Mallesons' social networking foray
Felicity Badcock, head of knowledge management for Mallesons Stephen Jaques, says social media tools such as Twitter, LinkedIn and blogs are creating new opportunities for Mallesons' lawyers and staff to network, share and find information and market their skills and expertise.
"A number of our thought leaders use Twitter to reach out to the broader legal community. As with other social media tools such as Facebook and LinkedIn, Twitter makes short work of the 'six degrees of separation' to connect people with common interests," Badcock explains.
"By monitoring Twitter, industry blogs and social media content, we can quickly respond to new developments, stay on top of trends and, in turn, keep our clients informed of important developments. With a low barrier to entry, we can self-publish blogs and tweets, and easily adapt our approach and style to target a specific audience."
One example of this is Mallesons' IP blog, called "IP Whiteboard", which was launched late last year. It's a ground up initiative from the firm's intellectual property lawyers, who wanted to speak directly to an audience in a forum they felt comfortable in, says Mallesons' IP partner Natalie Hickey. "Writing articles for academic journals had come to feel removed from what we think about day to day, and whilst email alerts can be important, it's a less enjoyable atmosphere in which to write. You are competing with every other firm to get in first," she says.

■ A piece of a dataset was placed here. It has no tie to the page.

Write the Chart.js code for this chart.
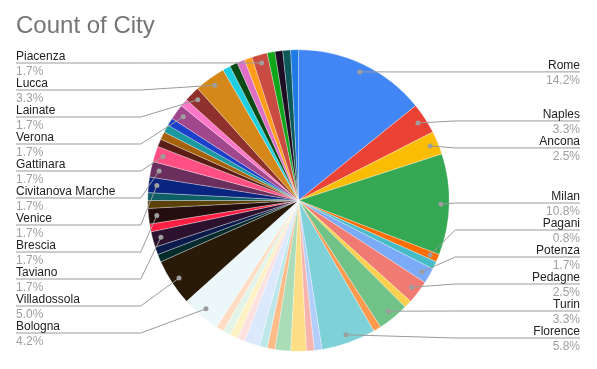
<!DOCTYPE html>
<html><head><meta charset="utf-8">
<script src="https://cdn.jsdelivr.net/npm/chart.js@4.4.1/dist/chart.umd.min.js"></script>
<style>html,body{margin:0;padding:0;background:#fff}#wrap{width:597px;height:369px;position:relative}</style>
</head><body><div id="wrap"><canvas id="c" width="597" height="369"></canvas></div>
<script>
const chartTitle = 'Count of City';
const cities = ['Rome','Naples','Ancona','Milan','Pagani','','Potenza','Pedagne','','Turin','','Florence',
  '','','','','','','','','','','',
  'Bologna','Villadossola','','','Taviano','','Brescia','','','Venice','Civitanova Marche','Gattinara',
  '','','','','Verona','','Lainate','Lucca','','','','','Piacenza','','','',''];
const counts = [17,4,3,13,1,1,2,3,1,4,1,7,
  1,1,2,2,1,1,2,1,1,1,1,
  5,6,1,1,2,1,2,1,1,2,2,2,
  1,1,1,1,2,1,2,4,1,1,1,1,2,1,1,1,1];
const colors = ['#4285F4','#EA4335','#FBBC04','#34A853','#FF6D01','#46BDC6','#7BAAF7','#F07B72','#FCD04F','#71C287','#FF994D','#7ED1D7',
  '#B3CEFB','#F7B4AE','#FDDE87','#AADCB8','#FFBB88','#BEE7EA','#DCE8FC','#FBE1DF','#FEF1C3','#E2F3E7','#FFDDC4',
  '#EBF7F8','#291A07','#042B2B','#0A1A4A','#2D1230','#FF1F43','#230D0D','#5C4107','#0E5E66','#0A2580','#6B2F5E','#FF4F83',
  '#5A1D16','#A6620A','#1A9AA0','#1A40CC','#A1478D','#FF78C8','#8F302C','#D4881A','#1ECFE0','#0B4A14','#DF6FC6','#FF9C1A','#C94B42','#0FA61A','#1C0C24','#0E5A5A','#1F7AE6'];

const FONT = "'Liberation Sans', Arial, sans-serif";

function layoutSide(list, gap, minY, maxY) {
  const place = g => {
    const n = g.items.length;
    let top = g.sum / n - gap * (n - 1) / 2;
    top = Math.max(minY, Math.min(top, maxY - gap * (n - 1)));
    g.top = top;
  };
  const groups = list.map(it => ({ items: [it], sum: it.y }));
  groups.forEach(place);
  let changed = true;
  while (changed) {
    changed = false;
    for (let k = 0; k < groups.length - 1; k++) {
      const a = groups[k], b = groups[k + 1];
      if (a.top + gap * a.items.length > b.top + 1e-6) {
        const m = { items: a.items.concat(b.items), sum: a.sum + b.sum };
        place(m);
        groups.splice(k, 2, m);
        changed = true;
        break;
      }
    }
  }
  groups.forEach(g => g.items.forEach((it, j) => { it.ly = g.top + j * gap; }));
}

const labelPlugin = {
  id: 'sheetLabels',
  afterDraw(chart) {
    const ctx = chart.ctx;
    const meta = chart.getDatasetMeta(0);
    const total = counts.reduce((a, b) => a + b, 0);
    ctx.save();
    ctx.fillStyle = '#757575';
    ctx.font = '24px ' + FONT;
    ctx.textAlign = 'left';
    ctx.textBaseline = 'alphabetic';
    ctx.fillText(chartTitle, 16, 33);
    const items = [];
    let cx = 0, R = 0;
    meta.data.forEach((arc, i) => {
      cx = arc.x; R = arc.outerRadius;
      if (!cities[i]) return;
      const mid = (arc.startAngle + arc.endAngle) / 2;
      const r = arc.outerRadius * 0.945;
      items.push({
        i, x: arc.x + Math.cos(mid) * r, y: arc.y + Math.sin(mid) * r,
        right: Math.cos(mid) >= 0,
        pct: (counts[i] / total * 100).toFixed(1) + '%'
      });
    });
    [true, false].forEach(side => {
      const list = items.filter(it => it.right === side).sort((a, b) => a.y - b.y);
      layoutSide(list, 27, 63, 338);
    });
    items.forEach(it => {
      const bx = it.right ? cx + R + 6 : cx - R - 7;
      const ex = it.right ? 580 : 16;
      ctx.strokeStyle = '#9a9a9a';
      ctx.lineWidth = 1;
      ctx.beginPath();
      ctx.moveTo(it.x, it.y);
      ctx.lineTo(bx, it.ly);
      ctx.lineTo(ex, it.ly);
      ctx.stroke();
      ctx.fillStyle = '#9e9e9e';
      ctx.beginPath();
      ctx.arc(it.x, it.y, 2.5, 0, Math.PI * 2);
      ctx.fill();
      ctx.font = '12px ' + FONT;
      ctx.textAlign = it.right ? 'right' : 'left';
      ctx.fillStyle = '#222222';
      ctx.fillText(cities[it.i], ex, it.ly - 3);
      ctx.fillStyle = '#a0a0a0';
      ctx.fillText(it.pct, ex, it.ly + 12);
    });
    ctx.restore();
  }
};

new Chart(document.getElementById('c'), {
  type: 'pie',
  data: {
    labels: cities,
    datasets: [{
      data: counts,
      backgroundColor: colors,
      borderColor: 'rgba(255,255,255,0.6)',
      borderWidth: 0.5
    }]
  },
  options: {
    responsive: false,
    devicePixelRatio: 1,
    animation: false,
    layout: { padding: { top: 49.5, bottom: 17.5, left: 0, right: 0 } },
    plugins: { legend: { display: false }, tooltip: { enabled: false }, title: { display: false } }
  },
  plugins: [labelPlugin]
});
</script>
</body></html>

There has been a "fantastic reader response" to the IP Whiteboard blog, according to Hickey, who says it is very rewarding tracking the hundreds of hits received. "People actually want to read what we write!" she enthuses.
"It's also exciting to realise that we are self-publishers. We are in control of how we want to develop and expand our blog. This is creating significant impetus across all levels of the national IP team. People are finding the time to write, because they are passionate about what they are doing."